SUPPLIED DATA:
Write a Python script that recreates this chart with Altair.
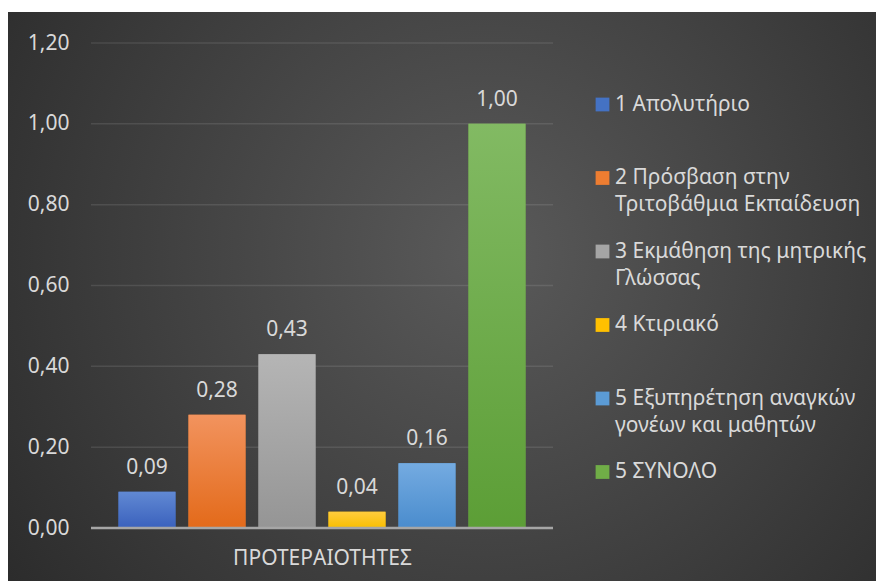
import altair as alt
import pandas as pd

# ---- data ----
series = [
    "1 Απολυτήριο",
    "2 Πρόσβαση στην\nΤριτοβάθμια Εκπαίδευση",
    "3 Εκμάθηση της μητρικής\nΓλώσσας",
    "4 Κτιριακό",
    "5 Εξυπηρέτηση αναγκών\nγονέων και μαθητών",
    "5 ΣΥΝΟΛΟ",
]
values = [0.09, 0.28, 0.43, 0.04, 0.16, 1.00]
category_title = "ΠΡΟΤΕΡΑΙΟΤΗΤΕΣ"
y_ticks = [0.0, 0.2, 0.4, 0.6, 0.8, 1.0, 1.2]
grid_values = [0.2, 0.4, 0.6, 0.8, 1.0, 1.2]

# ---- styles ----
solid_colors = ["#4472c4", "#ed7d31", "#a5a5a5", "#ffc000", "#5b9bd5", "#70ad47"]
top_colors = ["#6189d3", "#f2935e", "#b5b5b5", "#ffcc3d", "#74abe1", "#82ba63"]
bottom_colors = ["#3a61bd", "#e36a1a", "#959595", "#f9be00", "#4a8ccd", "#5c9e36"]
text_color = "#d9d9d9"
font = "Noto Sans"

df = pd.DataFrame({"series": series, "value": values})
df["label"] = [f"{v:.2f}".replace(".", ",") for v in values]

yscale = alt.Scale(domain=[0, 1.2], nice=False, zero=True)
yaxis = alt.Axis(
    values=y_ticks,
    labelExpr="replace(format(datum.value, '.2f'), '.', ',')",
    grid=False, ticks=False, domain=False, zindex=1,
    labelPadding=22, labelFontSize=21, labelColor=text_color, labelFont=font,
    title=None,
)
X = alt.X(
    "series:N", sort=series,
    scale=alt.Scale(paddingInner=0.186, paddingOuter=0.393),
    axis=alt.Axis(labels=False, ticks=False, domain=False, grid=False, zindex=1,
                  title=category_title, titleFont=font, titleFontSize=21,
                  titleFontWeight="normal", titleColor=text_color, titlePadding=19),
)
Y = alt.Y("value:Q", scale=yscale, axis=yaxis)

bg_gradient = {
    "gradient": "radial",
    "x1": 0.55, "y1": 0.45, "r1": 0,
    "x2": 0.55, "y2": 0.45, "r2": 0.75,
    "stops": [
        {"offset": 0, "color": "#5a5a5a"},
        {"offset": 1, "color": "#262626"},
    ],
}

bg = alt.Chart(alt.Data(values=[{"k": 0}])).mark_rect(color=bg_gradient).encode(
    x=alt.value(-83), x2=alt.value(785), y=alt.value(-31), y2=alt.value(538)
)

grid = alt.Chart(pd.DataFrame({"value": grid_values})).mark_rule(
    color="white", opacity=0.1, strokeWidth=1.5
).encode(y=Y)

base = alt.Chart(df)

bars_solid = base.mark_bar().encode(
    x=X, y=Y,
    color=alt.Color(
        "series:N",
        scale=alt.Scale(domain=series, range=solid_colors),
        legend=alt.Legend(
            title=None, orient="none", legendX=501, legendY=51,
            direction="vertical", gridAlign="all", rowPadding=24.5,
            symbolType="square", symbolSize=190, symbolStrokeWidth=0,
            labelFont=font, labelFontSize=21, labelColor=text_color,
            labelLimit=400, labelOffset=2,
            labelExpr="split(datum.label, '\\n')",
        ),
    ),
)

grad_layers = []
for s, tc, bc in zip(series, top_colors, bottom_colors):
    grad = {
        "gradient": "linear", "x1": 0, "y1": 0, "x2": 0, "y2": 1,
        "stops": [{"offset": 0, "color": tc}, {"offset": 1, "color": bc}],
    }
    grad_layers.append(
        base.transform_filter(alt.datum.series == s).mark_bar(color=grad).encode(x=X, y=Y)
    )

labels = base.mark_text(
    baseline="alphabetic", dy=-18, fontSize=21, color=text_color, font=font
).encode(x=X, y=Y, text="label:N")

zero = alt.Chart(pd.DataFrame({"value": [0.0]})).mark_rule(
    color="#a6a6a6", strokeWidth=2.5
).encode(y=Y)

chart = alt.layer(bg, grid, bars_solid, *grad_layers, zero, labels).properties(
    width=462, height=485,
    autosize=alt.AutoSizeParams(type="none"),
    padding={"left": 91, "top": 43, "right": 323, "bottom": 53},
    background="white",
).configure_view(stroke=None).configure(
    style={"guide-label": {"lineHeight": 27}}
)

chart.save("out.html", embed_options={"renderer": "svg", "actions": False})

EXERCISE REQUIREMENTS: Pictures are excluded: retype only the lines from the beginning of the listing above through the line with "grid_values = [0.2, 0.4, 0.6, 0.8, 1.0, 1.2]", both included.

WRITTEN RESPONSE:
Write a Python script that recreates this chart with Altair.
import altair as alt
import pandas as pd

# ---- data ----
series = [
    "1 Απολυτήριο",
    "2 Πρόσβαση στην\nΤριτοβάθμια Εκπαίδευση",
    "3 Εκμάθηση της μητρικής\nΓλώσσας",
    "4 Κτιριακό",
    "5 Εξυπηρέτηση αναγκών\nγονέων και μαθητών",
    "5 ΣΥΝΟΛΟ",
]
values = [0.09, 0.28, 0.43, 0.04, 0.16, 1.00]
category_title = "ΠΡΟΤΕΡΑΙΟΤΗΤΕΣ"
y_ticks = [0.0, 0.2, 0.4, 0.6, 0.8, 1.0, 1.2]
grid_values = [0.2, 0.4, 0.6, 0.8, 1.0, 1.2]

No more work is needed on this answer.